A note on the genealogy. Bobby Heugel opened Anvil in 2009, then helped open Underbelly with Chris Shepherd, then Tongue-Cut Sparrow downtown, then Squable in the Heights, then Better Luck Tomorrow with Justin Yu. Tongue-Cut Sparrow has since reformed as Refuge, located above Anvil. Almost every serious cocktail bar in Houston today traces its lineage back through that handful of people, which is part of why the quality is consistent across the city's serious rooms. The bartenders shop at the same liquor stores. They cross-pollinate.
Anvil Bar & Refuge (Montrose)
Anvil at 1424 Westheimer is the Houston cocktail bar that started everything, opened in 2009, and is still the city's reference room for classic drinks. The format is straightforward: a 100-classic cocktail menu (every drink a bartender should know), plus eight rotating seasonal house creations, plus a deep amaro and mezcal program. No reservations, no line out the door usually, half-price drinks at happy hour (5 to 7 p.m. daily). Order the Brave (the house old-fashioned variation that put Anvil on the map), or pick any number from the classics list and the bartender will pull a textbook version. Open 2 p.m. to 2 a.m. seven days a week. See our best restaurants in Montrose Houston guide for what to pair it with on Westheimer.

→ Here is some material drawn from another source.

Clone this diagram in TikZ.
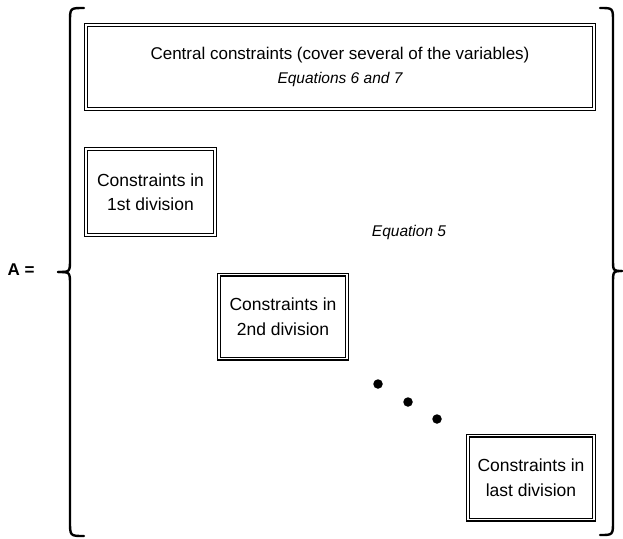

Refuge (above Anvil, Montrose)
Refuge is the upstairs sister bar to Anvil and the spiritual successor to Tongue-Cut Sparrow, the small downtown classic-cocktail room Anvil ran for years. The format is intimate (20-something seats), table service, ice-cold glassware, and the kind of well-dressed bartenders who can produce a properly stirred Negroni without breaking eye contact. The menu leans classics; the prices are higher than Anvil downstairs by a few dollars but the experience is more attentive. Worth a reservation if you can get one, walk-in possible early in the evening.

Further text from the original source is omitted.